Exercise description: Extract everything from the first line through the line with "import matplotlib.pyplot as plt", both ends included, except for any pictures.

Supplied data:
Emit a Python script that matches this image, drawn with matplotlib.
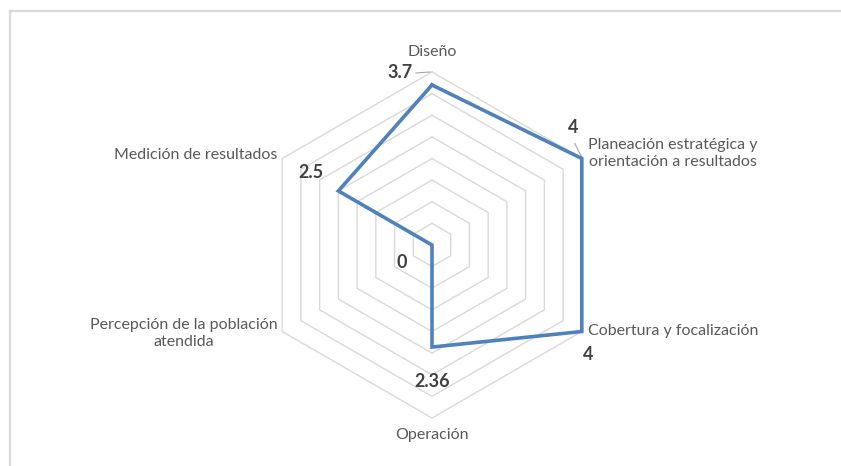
import numpy as np
import matplotlib
matplotlib.use("Agg")
import matplotlib.pyplot as plt

categories = ["Diseño", "Planeación estratégica y\norientación a resultados",
              "Cobertura y focalización", "Operación",
              "Percepción de la población\natendida", "Medición de resultados"]
values = [3.7, 4, 4, 2.36, 0, 2.5]
value_labels = ["3.7", "4", "4", "2.36", "0", "2.5"]
rings = [0.5, 1, 1.5, 2, 2.5, 3, 3.5, 4]

W, H = 841, 466
cx, cy = 432, 245          # centre in pixels
scale = 173 / 4            # pixels per unit

plt.rcParams['font.family'] = ['Lato', 'DejaVu Sans']

fig = plt.figure(figsize=(W / 100, H / 100), dpi=100)
ax = fig.add_axes([0, 0, 1, 1])
ax.set_xlim(-cx / scale, (W - cx) / scale)
ax.set_ylim(-(H - cy) / scale, cy / scale)
ax.axis('off')

# frame (only left/top visible in the crop)
fig.add_artist(plt.Line2D([10 / W, 10 / W], [0, 1 - 11 / H], color='#d9d9d9', lw=1.6))
fig.add_artist(plt.Line2D([10 / W, 1], [1 - 11 / H, 1 - 11 / H], color='#d9d9d9', lw=1.6))

n = len(categories)
angles = np.pi / 2 - np.arange(n) * 2 * np.pi / n
ca, sa = np.cos(angles), np.sin(angles)

def closed(r):
    x, y = r * ca, r * sa
    return np.append(x, x[0]), np.append(y, y[0])

for r in rings:
    ax.plot(*closed(r), color='#d9d9d9', lw=1.0, zorder=1)

v = np.array(values)
ax.plot(*closed(v), color='#4f81bd', lw=2.6, solid_joinstyle='miter', zorder=3)

# category labels, offsets in pixels from outer vertex
cat_off = [(0, 20, 'center'), (6, 5, 'left'), (6, 0, 'left'),
           (0, -17, 'center'), (-5, -2, 'right'), (-5, 3, 'right')]
for i, lab in enumerate(categories):
    dx, dy, ha = cat_off[i]
    ax.annotate(lab, (4 * ca[i], 4 * sa[i]), xytext=(dx, dy),
                textcoords='offset pixels', ha=ha, va='center',
                multialignment='center', fontsize=11.5, color='#595959',
                linespacing=1.25)

# data labels
val_off = [(-32, 12), (-9, 31), (6, -23), (0, -34), (-30, -17), (-27, 18)]
for i, lab in enumerate(value_labels):
    ax.annotate(lab, (values[i] * ca[i], values[i] * sa[i]), xytext=val_off[i],
                textcoords='offset pixels', ha='center', va='center',
                fontsize=13, fontweight='bold', color='#404040')

# leader lines for the two top labels
for i, (x0, y0, x1, y1) in [(0, (-16, 12, -2, 13)), (1, (-7, 15, 0, 1))]:
    px, py = values[i] * ca[i], values[i] * sa[i]
    ax.plot([px + x0 / scale, px + x1 / scale], [py + y0 / scale, py + y1 / scale],
            color='#a6a6a6', lw=0.8, zorder=2)

fig.savefig("out.png", dpi=100)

Completed task:
Emit a Python script that matches this image, drawn with matplotlib.
import numpy as np
import matplotlib
matplotlib.use("Agg")
import matplotlib.pyplot as plt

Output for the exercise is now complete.